Copy out the data below as written; omit any images.

◆ Data lines ◆
----------
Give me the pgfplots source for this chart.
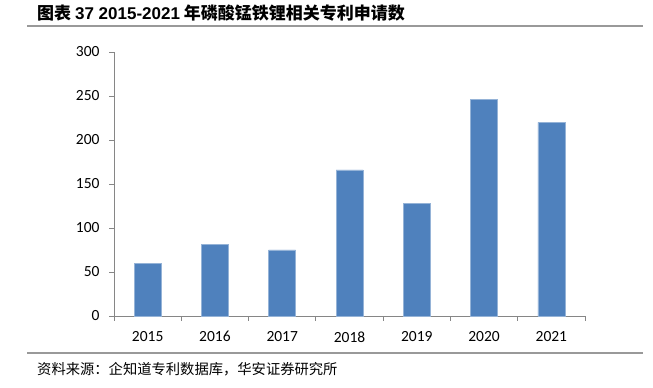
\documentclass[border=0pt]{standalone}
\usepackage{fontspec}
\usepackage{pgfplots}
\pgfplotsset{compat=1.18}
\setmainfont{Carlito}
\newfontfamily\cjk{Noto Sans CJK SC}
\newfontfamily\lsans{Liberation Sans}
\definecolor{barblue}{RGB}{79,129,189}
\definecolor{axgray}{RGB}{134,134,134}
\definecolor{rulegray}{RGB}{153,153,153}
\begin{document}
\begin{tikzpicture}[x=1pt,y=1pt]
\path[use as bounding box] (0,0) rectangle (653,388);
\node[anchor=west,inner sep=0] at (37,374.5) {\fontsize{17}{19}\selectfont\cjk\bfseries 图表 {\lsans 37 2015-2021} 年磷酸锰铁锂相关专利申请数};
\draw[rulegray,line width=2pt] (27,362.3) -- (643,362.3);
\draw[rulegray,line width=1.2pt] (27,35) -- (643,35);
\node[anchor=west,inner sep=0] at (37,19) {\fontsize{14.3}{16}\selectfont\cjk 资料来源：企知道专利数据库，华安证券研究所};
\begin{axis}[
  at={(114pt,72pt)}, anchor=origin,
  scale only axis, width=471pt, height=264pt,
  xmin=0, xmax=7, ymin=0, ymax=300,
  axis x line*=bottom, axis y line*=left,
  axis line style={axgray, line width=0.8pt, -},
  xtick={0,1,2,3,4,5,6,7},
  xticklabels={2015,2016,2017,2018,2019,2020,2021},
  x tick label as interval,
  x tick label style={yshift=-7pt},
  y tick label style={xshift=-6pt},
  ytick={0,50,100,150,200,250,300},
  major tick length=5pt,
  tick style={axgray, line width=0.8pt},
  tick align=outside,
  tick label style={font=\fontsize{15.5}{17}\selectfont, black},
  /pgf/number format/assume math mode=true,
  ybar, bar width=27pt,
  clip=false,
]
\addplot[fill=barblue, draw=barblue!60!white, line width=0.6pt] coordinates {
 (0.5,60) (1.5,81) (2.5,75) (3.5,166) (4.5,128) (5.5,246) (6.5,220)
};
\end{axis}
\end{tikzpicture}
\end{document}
----------
◆ Exercise response ◆
Give me the pgfplots source for this chart.
\documentclass[border=0pt]{standalone}
\usepackage{fontspec}
\usepackage{pgfplots}
\pgfplotsset{compat=1.18}
\setmainfont{Carlito}
\newfontfamily\cjk{Noto Sans CJK SC}
\newfontfamily\lsans{Liberation Sans}
\definecolor{barblue}{RGB}{79,129,189}
\definecolor{axgray}{RGB}{134,134,134}
\definecolor{rulegray}{RGB}{153,153,153}
\begin{document}
\begin{tikzpicture}[x=1pt,y=1pt]
\path[use as bounding box] (0,0) rectangle (653,388);
\node[anchor=west,inner sep=0] at (37,374.5) {\fontsize{17}{19}\selectfont\cjk\bfseries 图表 {\lsans 37 2015-2021} 年磷酸锰铁锂相关专利申请数};
\draw[rulegray,line width=2pt] (27,362.3) -- (643,362.3);
\draw[rulegray,line width=1.2pt] (27,35) -- (643,35);
\node[anchor=west,inner sep=0] at (37,19) {\fontsize{14.3}{16}\selectfont\cjk 资料来源：企知道专利数据库，华安证券研究所};
\begin{axis}[
  at={(114pt,72pt)}, anchor=origin,
  scale only axis, width=471pt, height=264pt,
  xmin=0, xmax=7, ymin=0, ymax=300,
  axis x line*=bottom, axis y line*=left,
  axis line style={axgray, line width=0.8pt, -},
  xtick={0,1,2,3,4,5,6,7},
  xticklabels={2015,2016,2017,2018,2019,2020,2021},
  x tick label as interval,
  x tick label style={yshift=-7pt},
  y tick label style={xshift=-6pt},
  ytick={0,50,100,150,200,250,300},
  major tick length=5pt,
  tick style={axgray, line width=0.8pt},
  tick align=outside,
  tick label style={font=\fontsize{15.5}{17}\selectfont, black},
  /pgf/number format/assume math mode=true,
  ybar, bar width=27pt,
  clip=false,
]
\addplot[fill=barblue, draw=barblue!60!white, line width=0.6pt] coordinates {
 (0.5,60) (1.5,81) (2.5,75) (3.5,166) (4.5,128) (5.5,246) (6.5,220)
};
\end{axis}
\end{tikzpicture}
\end{document}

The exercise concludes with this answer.